**EXERCISE DIRECTIONS**.
Do not copy the pictures. Write out the lines from the start of the entries through the line containing "plt.rcParams['font.family'] = ['Liberation".

**LISTING**.
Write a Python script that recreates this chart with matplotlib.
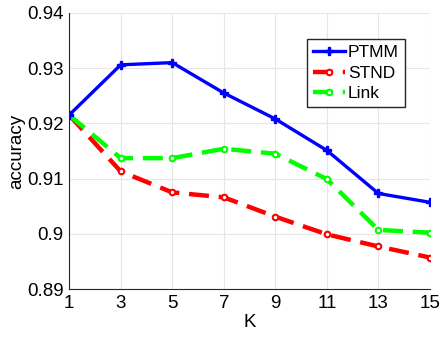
import matplotlib
matplotlib.use('Agg')
import matplotlib.pyplot as plt

plt.rcParams['font.family'] = ['Liberation Sans', 'DejaVu Sans']

k_values = [1, 3, 5, 7, 9, 11, 13, 15]
ptmm = [0.9215, 0.9306, 0.9310, 0.9255, 0.9208, 0.9151, 0.9073, 0.9057]
stnd = [0.9215, 0.9113, 0.9075, 0.9066, 0.9031, 0.8999, 0.8977, 0.8957]
link = [0.9215, 0.9137, 0.9137, 0.9154, 0.9145, 0.9099, 0.9007, 0.9002]

fig = plt.figure(figsize=(4.46, 3.4), dpi=100)
ax = fig.add_axes([0.155, 0.15, 0.809, 0.812])

ax.plot(k_values, stnd, color='#ff0000', linewidth=3.2, dashes=(4.5, 2.2),
        marker='o', markersize=4, markerfacecolor='white', markeredgewidth=1.5, label='STND')
ax.plot(k_values, link, color='#00ff00', linewidth=3.2, dashes=(4.5, 2.2),
        marker='o', markersize=4, markerfacecolor='white', markeredgewidth=1.5, label='Link')
ax.plot(k_values, ptmm, color='#0000ff', linewidth=2.4,
        marker='P', markersize=6, label='PTMM')

ax.set_xlim(1, 15)
ax.set_ylim(0.89, 0.94)
ax.set_xticks(k_values)
ax.set_yticks([0.89, 0.9, 0.91, 0.92, 0.93, 0.94])
ax.set_yticklabels(['0.89', '0.9', '0.91', '0.92', '0.93', '0.94'])
ax.tick_params(labelsize=13.5, length=0, pad=4)
ax.set_xlabel('K', fontsize=13.5, labelpad=2)
ax.set_ylabel('accuracy', fontsize=13.5, labelpad=1)
ax.grid(True, color='#e6e6e6', linewidth=0.8)
ax.set_axisbelow(True)
for side in ['top', 'right']:
    ax.spines[side].set_visible(False)
for side in ['left', 'bottom']:
    ax.spines[side].set_color('#262626')
    ax.spines[side].set_linewidth(0.8)

handles, labels = ax.get_legend_handles_labels()
order = [2, 0, 1]
ax.legend([handles[i] for i in order], [labels[i] for i in order],
          loc='upper left', bbox_to_anchor=(0.66, 0.905), fontsize=12.5,
          frameon=True, fancybox=False, edgecolor='#262626', framealpha=1,
          handlelength=1.8, handletextpad=0.2, borderpad=0.35, labelspacing=0.3,
          borderaxespad=0)

fig.savefig('out.png', dpi=100)
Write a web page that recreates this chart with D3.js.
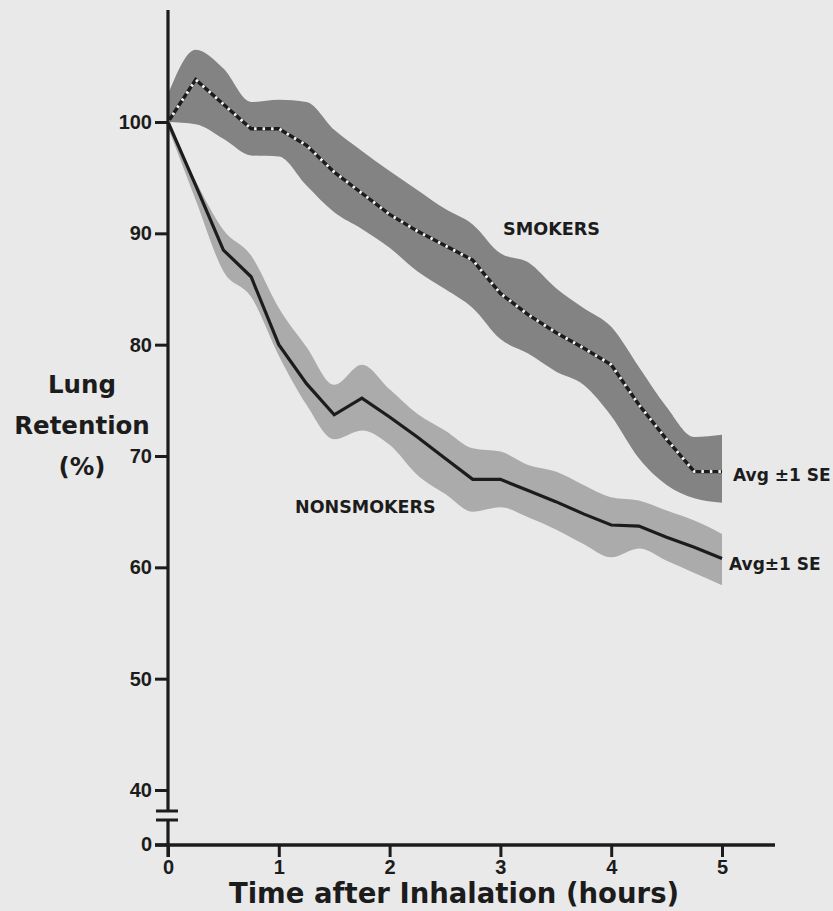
<!DOCTYPE html>
<html><head><meta charset="utf-8">
<script src="https://cdn.jsdelivr.net/npm/d3@7/dist/d3.min.js"></script>
<style>body{margin:0;background:#e8e8e8}</style>
</head><body>
<svg id="c" width="833" height="911"></svg>
<script>
// ---- data ----
const times = [0,0.25,0.5,0.75,1,1.25,1.5,1.75,2,2.25,2.5,2.75,3,3.25,3.5,3.75,4,4.25,4.5,4.75,5];
const smokersAvg   = [100,103.8,101.6,99.4,99.4,97.9,95.5,93.6,91.7,90.2,88.9,87.6,84.6,82.7,81.1,79.7,78.2,74.6,71.5,68.6,68.6];
const smokersHigh  = [102.5,106.5,104.8,101.8,102.0,101.8,99.3,97.4,95.6,93.9,92.2,90.8,88.2,87.4,85.1,83.3,81.6,78.0,74.4,71.7,71.9];
const smokersLow   = [100,99.8,98.5,97.0,96.9,94.3,91.9,90.4,88.7,86.6,85.0,83.3,80.5,79.2,77.6,76.4,73.6,69.8,67.4,66.2,65.8];
const nonAvg       = [100,94.3,88.5,86.1,80.0,76.5,73.7,75.2,73.5,71.7,69.8,67.9,67.9,66.9,65.9,64.8,63.8,63.7,62.7,61.8,60.8];
const nonHigh      = [100,94.7,90.3,88.0,83.3,79.8,76.4,78.2,76.0,73.8,72.3,70.7,70.4,69.2,68.6,67.4,66.3,66.0,65.1,64.2,63.0];
const nonLow       = [99.5,93.0,86.6,84.3,79.0,74.6,71.5,72.3,71.0,68.3,66.6,65.0,65.4,64.5,63.4,62.1,60.9,61.7,60.6,59.5,58.4];
const yTicks = [40,50,60,70,80,90,100];
const yBreakTick = 0;
const xTicks = [0,1,2,3,4,5];
const xTitle = "Time after Inhalation (hours)";
const yTitle = ["Lung","Retention","(%)"];

// ---- drawing ----
const svg = d3.select('#c');
svg.append('rect').attr('width',833).attr('height',911).attr('fill','#e9e9e9');

const x = d3.scaleLinear().domain([0,5]).range([168,722]);
const y = d3.scaleLinear().domain([40,100]).range([790,122]);
const yZero = 845;
const ink = '#1c1c1c';
const font = "'Liberation Sans', Arial, sans-serif";
const wfont = "'DejaVu Sans', sans-serif";

function band(hi, lo){
  return d3.area().x((d,i)=>x(times[i])).y0((d,i)=>y(lo[i])).y1((d,i)=>y(hi[i])).curve(d3.curveMonotoneX)(times);
}
const line = arr => d3.line().x((d,i)=>x(times[i])).y((d,i)=>y(arr[i]))(times);

svg.append('path').attr('d', band(nonHigh, nonLow)).attr('fill','#ababab');
svg.append('path').attr('d', band(smokersHigh, smokersLow)).attr('fill','#838383');

svg.append('path').attr('d', line(nonAvg)).attr('fill','none').attr('stroke',ink).attr('stroke-width',3.2).attr('stroke-linejoin','miter');
svg.append('path').attr('d', line(smokersAvg)).attr('fill','none').attr('stroke',ink).attr('stroke-width',3.4);
svg.append('path').attr('d', line(smokersAvg)).attr('fill','none').attr('stroke','#f2f2f2').attr('stroke-width',3).attr('stroke-dasharray','2.5,6');

// y axis
const ax = x(0);
svg.append('line').attr('x1',ax).attr('x2',ax).attr('y1',10).attr('y2',811).attr('stroke',ink).attr('stroke-width',3.2);
svg.append('line').attr('x1',ax).attr('x2',ax).attr('y1',820).attr('y2',yZero+12).attr('stroke',ink).attr('stroke-width',3.2);
// break marks
[811,820].forEach(b=>svg.append('line').attr('x1',ax-12).attr('x2',ax+10).attr('y1',b).attr('y2',b).attr('stroke',ink).attr('stroke-width',3));

const yAxis = svg.append('g').attr('transform',`translate(${ax},0)`)
  .call(d3.axisLeft(y).tickValues(yTicks).tickSize(13).tickPadding(3).tickFormat(d3.format('d')));
yAxis.select('.domain').remove();
yAxis.selectAll('.tick line').attr('stroke',ink).attr('stroke-width',3);
yAxis.selectAll('.tick text').attr('fill',ink).style('font-family',font).style('font-weight','bold').style('font-size','20px');
// zero tick (below break)
svg.append('line').attr('x1',ax-13).attr('x2',ax).attr('y1',yZero).attr('y2',yZero).attr('stroke',ink).attr('stroke-width',3);
svg.append('text').attr('x',ax-16).attr('y',yZero).attr('dy','0.32em').attr('text-anchor','end').attr('fill',ink)
  .style('font-family',font).style('font-weight','bold').style('font-size','20px').text(yBreakTick);

// x axis
svg.append('line').attr('x1',ax-13).attr('x2',775).attr('y1',yZero).attr('y2',yZero).attr('stroke',ink).attr('stroke-width',3.4);
const xAxis = svg.append('g').attr('transform',`translate(0,${yZero})`)
  .call(d3.axisBottom(x).tickValues(xTicks).tickSize(12).tickPadding(3).tickFormat(d3.format('d')));
xAxis.select('.domain').remove();
xAxis.selectAll('.tick line').attr('stroke',ink).attr('stroke-width',3);
xAxis.selectAll('.tick text').attr('fill',ink).style('font-family',font).style('font-weight','bold').style('font-size','20px');

// titles
svg.append('text').attr('x',454).attr('y',903).attr('text-anchor','middle').attr('fill',ink)
  .style('font-family',wfont).style('font-weight','bold').style('font-size','27.5px').text(xTitle);
const yt = [393,434,475];
yTitle.forEach((t,i)=>svg.append('text').attr('x',82).attr('y',yt[i]).attr('text-anchor','middle').attr('fill',ink)
  .style('font-family',wfont).style('font-weight','bold').style('font-size','24.5px').text(t));

// series labels
const lab = (tx,xx,yy,size)=>svg.append('text').attr('x',xx).attr('y',yy).attr('fill',ink)
  .style('font-family',wfont).style('font-weight','bold').style('font-size',size+'px').text(tx);
lab('SMOKERS',503,235,17.6);
lab('NONSMOKERS',295,513,17.5);
lab('Avg \u00b11 SE',733,481,17);
lab('Avg\u00b11 SE',729,570,17);
</script>
</body></html>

**RESULT BELOW**.
Write a Python script that recreates this chart with matplotlib.
import matplotlib
matplotlib.use('Agg')
import matplotlib.pyplot as plt

plt.rcParams['font.family'] = ['Liberation Sans', 'DejaVu Sans']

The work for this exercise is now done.